UK troops suffer higher death rate in Afghanistan than Iraq

IRNA - Islamic Republic News Agency

London, Aug 28, IRNA
UK-Afghanistan
British forces are being killed in Afghanistan at a faster rate than at the height of the war in Iraq, according to an analysis of casualty figures.

The death rate among British troops was found to be even exceeding the number suffered by their American counterparts in Afghanistan.

A survey conducted by the Medical Research Council (MRC) showed that the UK rate had reached eight in every 1,000 servicemen and women sent to the country to fight the Taliban this summer after a sharp increase in roadside bomb attacks in Helmand province.

The number is higher than the level seen during the first six weeks of the Iraq War in 2003 (around six per 1,000) and even the rate of 7.5 per 1,000 experienced by US troops in the run-up to the troop surge in Iraq.

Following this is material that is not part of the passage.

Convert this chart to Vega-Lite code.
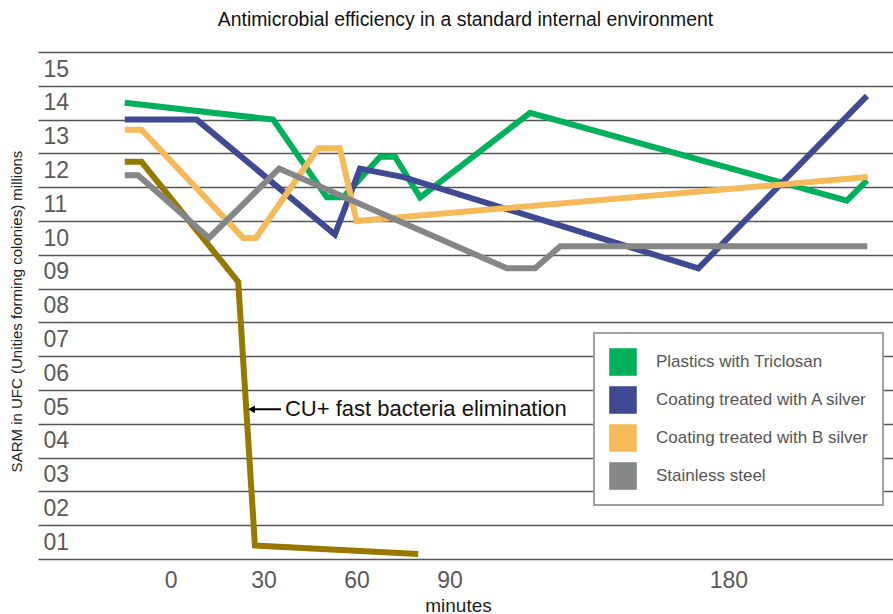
{
  "$schema": "https://vega.github.io/schema/vega-lite/v6.json",
  "width": 855,
  "height": 507,
  "autosize": {"type": "none"},
  "padding": {"left": 38, "top": 52, "right": 0, "bottom": 55},
  "background": "white",
  "title": {
    "text": "Antimicrobial efficiency in a standard internal environment",
    "fontSize": 19.4,
    "font": "Liberation Sans",
    "fontWeight": "normal",
    "color": "#111111",
    "anchor": "middle",
    "baseline": "alphabetic",
    "offset": 7,
    "frame": "group"
  },
  "config": {"view": {"stroke": null}, "font": "Liberation Sans"},
  "datasets": {
    "series": [
      {"series": "CU+", "minute": -14.8, "value": 12.25},
      {"series": "CU+", "minute": -9.4, "value": 12.25},
      {"series": "CU+", "minute": 21.8, "value": 8.7},
      {"series": "CU+", "minute": 27.2, "value": 0.9},
      {"series": "CU+", "minute": 79.9, "value": 0.65},
      {"series": "Plastics with Triclosan", "minute": -14.8, "value": 14.0},
      {"series": "Plastics with Triclosan", "minute": 33.1, "value": 13.5},
      {"series": "Plastics with Triclosan", "minute": 50.4, "value": 11.2},
      {"series": "Plastics with Triclosan", "minute": 55.7, "value": 11.2},
      {"series": "Plastics with Triclosan", "minute": 67.6, "value": 12.4},
      {"series": "Plastics with Triclosan", "minute": 72.4, "value": 12.4},
      {"series": "Plastics with Triclosan", "minute": 80.5, "value": 11.2},
      {"series": "Plastics with Triclosan", "minute": 116.0, "value": 13.7},
      {"series": "Plastics with Triclosan", "minute": 218.2, "value": 11.1},
      {"series": "Plastics with Triclosan", "minute": 224.7, "value": 11.7},
      {"series": "Coating treated with A silver", "minute": -14.8, "value": 13.5},
      {"series": "Coating treated with A silver", "minute": 8.4, "value": 13.5},
      {"series": "Coating treated with A silver", "minute": 53.0, "value": 10.1},
      {"series": "Coating treated with A silver", "minute": 61.1, "value": 12.05},
      {"series": "Coating treated with A silver", "minute": 75.1, "value": 11.8},
      {"series": "Coating treated with A silver", "minute": 170.3, "value": 9.1},
      {"series": "Coating treated with A silver", "minute": 224.7, "value": 14.2},
      {"series": "Coating treated with B silver", "minute": -14.8, "value": 13.2},
      {"series": "Coating treated with B silver", "minute": -9.4, "value": 13.2},
      {"series": "Coating treated with B silver", "minute": 23.4, "value": 10.0},
      {"series": "Coating treated with B silver", "minute": 27.5, "value": 10.0},
      {"series": "Coating treated with B silver", "minute": 47.6, "value": 12.65},
      {"series": "Coating treated with B silver", "minute": 54.6, "value": 12.65},
      {"series": "Coating treated with B silver", "minute": 60.0, "value": 10.5},
      {"series": "Coating treated with B silver", "minute": 224.9, "value": 11.8},
      {"series": "Stainless steel", "minute": -14.8, "value": 11.85},
      {"series": "Stainless steel", "minute": -10.5, "value": 11.85},
      {"series": "Stainless steel", "minute": 12.4, "value": 10.0},
      {"series": "Stainless steel", "minute": 35.0, "value": 12.05},
      {"series": "Stainless steel", "minute": 108.5, "value": 9.1},
      {"series": "Stainless steel", "minute": 117.6, "value": 9.1},
      {"series": "Stainless steel", "minute": 125.7, "value": 9.75},
      {"series": "Stainless steel", "minute": 224.8, "value": 9.75}
    ],
    "arrow": [
      {"head": 26.1, "start": 26.5, "end": 35.6, "value": 4.93}
    ],
    "notes": [
      {"label": "CU+ fast bacteria elimination", "minute": 36.9, "value": 4.93}
    ]
  },
  "layer": [
    {
      "data": {"name": "series"},
      "mark": {"type": "line", "strokeWidth": 6, "strokeCap": "butt", "strokeJoin": "miter"},
      "encoding": {
        "x": {
          "field": "minute",
          "type": "quantitative",
          "scale": {"domain": [-42.8, 233.1], "nice": false, "zero": false},
          "axis": {
            "title": "minutes",
            "values": [0, 30, 60, 90, 180],
            "tickCount": 20,
            "grid": false,
            "domain": false,
            "ticks": false,
            "tickSize": 0,
            "labelFlush": false,
            "labelOverlap": false,
            "labelFontSize": 23,
            "labelColor": "#595959",
            "labelBaseline": "alphabetic",
            "labelPadding": 28,
            "titleFontSize": 19,
            "titleFontWeight": "normal",
            "titleColor": "#222222",
            "titleX": 420,
            "titleY": 52,
            "titleBaseline": "alphabetic"
          }
        },
        "y": {
          "field": "value",
          "type": "quantitative",
          "scale": {"domain": [0.5, 15.5], "nice": false, "zero": false},
          "axis": {
            "title": "SARM in UFC (Unities forming colonies) millions",
            "values": [0.5, 1.5, 2.5, 3.5, 4.5, 5.5, 6.5, 7.5, 8.5, 9.5, 10.5, 11.5, 12.5, 13.5, 14.5, 15.5],
            "tickCount": 30,
            "grid": true,
            "gridColor": "#555555",
            "gridWidth": 1.5,
            "domain": false,
            "ticks": false,
            "tickSize": 0,
            "labelAlign": "left",
            "labelPadding": -5,
            "labelOffset": 17,
            "labelBaseline": "middle",
            "labelFontSize": 23,
            "labelColor": "#595959",
            "labelOverlap": false,
            "labelFlush": false,
            "labelExpr": "datum.value < 1 ? '' : format(floor(datum.value), '02d')",
            "titleFontSize": 15,
            "titleFontWeight": "normal",
            "titleColor": "#222222",
            "titleX": -17,
            "titleY": 259,
            "titleBaseline": "alphabetic"
          }
        },
        "color": {
          "field": "series",
          "type": "nominal",
          "scale": {
            "domain": ["Plastics with Triclosan", "Coating treated with A silver", "Coating treated with B silver", "Stainless steel", "CU+"],
            "range": ["#00B05A", "#404A93", "#F5BA5A", "#858688", "#977800"]
          },
          "legend": {
            "orient": "none",
            "legendX": 556,
            "legendY": 281,
            "title": null,
            "values": ["Plastics with Triclosan", "Coating treated with A silver", "Coating treated with B silver", "Stainless steel"],
            "symbolType": "square",
            "symbolSize": 760,
            "symbolStrokeWidth": 0,
            "symbolOpacity": 1,
            "labelFontSize": 17,
            "labelColor": "#555555",
            "labelOffset": 19,
            "labelLimit": 300,
            "rowPadding": 10,
            "padding": 15,
            "strokeColor": "#A0A0A0",
            "fillColor": "white",
            "encode": {
              "symbols": {"update": {"fill": {"scale": "color", "field": "value"}, "strokeWidth": {"value": 0}}},
              "legend": {"update": {"strokeWidth": {"value": 2}}}
            }
          }
        }
      }
    },
    {
      "data": {"name": "arrow"},
      "mark": {"type": "rule", "strokeWidth": 2, "color": "#000000"},
      "encoding": {
        "x": {"field": "start", "type": "quantitative", "axis": {"title": "minutes"}},
        "x2": {"field": "end"},
        "y": {"field": "value", "type": "quantitative", "axis": {"title": "SARM in UFC (Unities forming colonies) millions"}}
      }
    },
    {
      "data": {"name": "arrow"},
      "mark": {"type": "point", "shape": "triangle-left", "filled": true, "color": "#000000", "size": 60, "opacity": 1},
      "encoding": {
        "x": {"field": "head", "type": "quantitative", "axis": {"title": "minutes"}},
        "y": {"field": "value", "type": "quantitative", "axis": {"title": "SARM in UFC (Unities forming colonies) millions"}}
      }
    },
    {
      "data": {"name": "notes"},
      "mark": {"type": "text", "align": "left", "baseline": "middle", "fontSize": 22, "color": "#111111", "font": "Liberation Sans"},
      "encoding": {
        "x": {"field": "minute", "type": "quantitative", "axis": {"title": "minutes"}},
        "y": {"field": "value", "type": "quantitative", "axis": {"title": "SARM in UFC (Unities forming colonies) millions"}},
        "text": {"field": "label"}
      }
    }
  ]
}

In Afghanistan, the rate was found to have also overtaken the 6.6 per 1,000 suffered by American troops, whose numbers are four times more than the current UK deployment of just over 8,000 military personnel.

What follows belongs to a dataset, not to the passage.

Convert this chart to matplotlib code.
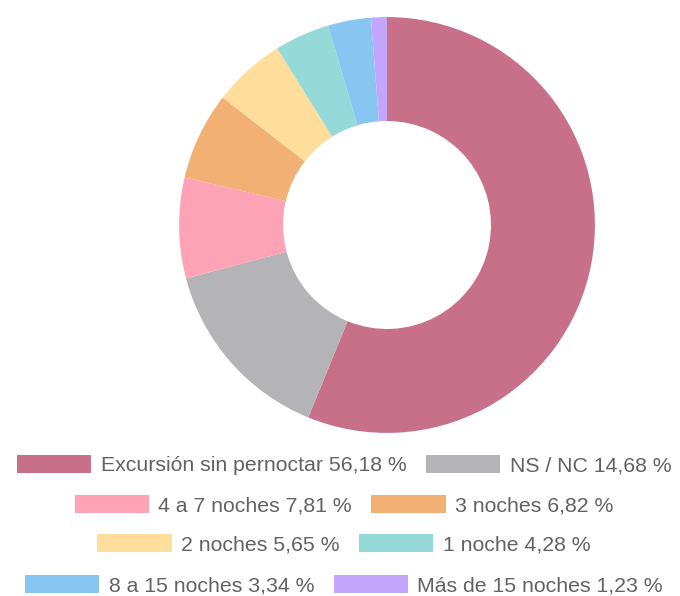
import matplotlib
matplotlib.use('Agg')
import matplotlib.pyplot as plt
from matplotlib.patches import Patch

# datos (porcentajes)
etiquetas = ['Excursión sin pernoctar', 'NS / NC', '4 a 7 noches', '3 noches',
             '2 noches', '1 noche', '8 a 15 noches', 'Más de 15 noches']
valores = [56.18, 14.68, 7.81, 6.82, 5.65, 4.28, 3.34, 1.23]
colores = ['#C87089', '#B4B4B6', '#FEA2B5', '#F2B074',
           '#FEDE9A', '#96D9D9', '#88C6F1', '#C4A5FC']

plt.rcParams['font.family'] = ['Liberation Sans', 'DejaVu Sans']

fig = plt.figure(figsize=(6.8, 5.96), dpi=100)

# donut
ax = fig.add_axes([(387 - 210) / 680, (596 - 225 - 210) / 596, 420 / 680, 420 / 596])
ax.pie(valores, colors=colores, startangle=90, counterclock=False,
       wedgeprops=dict(width=0.5, linewidth=0))
ax.set_xlim(-1.01, 1.01)
ax.set_ylim(-1.01, 1.01)
ax.set_aspect('equal')
ax.axis('off')

# leyenda: filas de dos elementos, centradas
textos = [f"{e} {v:.2f} %".replace('.', ',') for e, v in zip(etiquetas, valores)]
handles = [Patch(facecolor=c, edgecolor='none') for c in colores]
filas_y = [465, 505, 544, 585]
for i, y in enumerate(filas_y):
    leg = fig.legend(handles[2 * i:2 * i + 2], textos[2 * i:2 * i + 2],
                     loc='center', bbox_to_anchor=(344 / 680, (596 - y) / 596),
                     ncol=2, frameon=False, fontsize=15.3,
                     handlelength=3.5, handleheight=0.95,
                     handletextpad=0.45, columnspacing=0.9,
                     borderpad=0, borderaxespad=0)
    for t in leg.get_texts():
        t.set_color('#626262')

fig.savefig('out.png', dpi=100)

Altogether, a total of 136 members of the US-led coalition have been killed in Afghanistan since May, compared with 134 in Iraq, where the US has more than four times as many troops.

So far this year, 30 British servicemen and women have died in Afghanistan, the highest level since the UK started to deploy troops in Helmand two years ago. All but seven of the 116 British troops killed have been since 2006.

In contrast, the British casualty rates in Iraq have dropped off dramatically since the troops withdrew from Basra to their airport base outside the city last September.

No UK servicemen have been killed in Iraq since March prompting expectations that the remaining 4,200 will be cut sharply next year.

Speculation is that UK troop numbers in Afghanistan may rise further to as many as 14,000, almost 6,000 more than the current number.

Co-author of the MRC report Professor Sheila Bird said that the level of fatalities that have been sustained in Afghanistan is "as bad as the worst that we've seen across the period in Iraq." "It really has been consistently high, there has been no let up for these guys, it has been consistently major combat in Afghanistan throughout. The deployment has increased but the fatality rate has not come down," Bird said.

She suggested that the soaring death rates might be used to justify calls for a "surge" in Afghanistan similar to that seen in Iraq last year, but also expressed caution.

"It is a different sort of war in Afghanistan so the same solution will not necessarily apply but consistently in Afghanistan our troops have been facing the level of major combat that prompted the surge," the visiting professor from Strathclyde University said.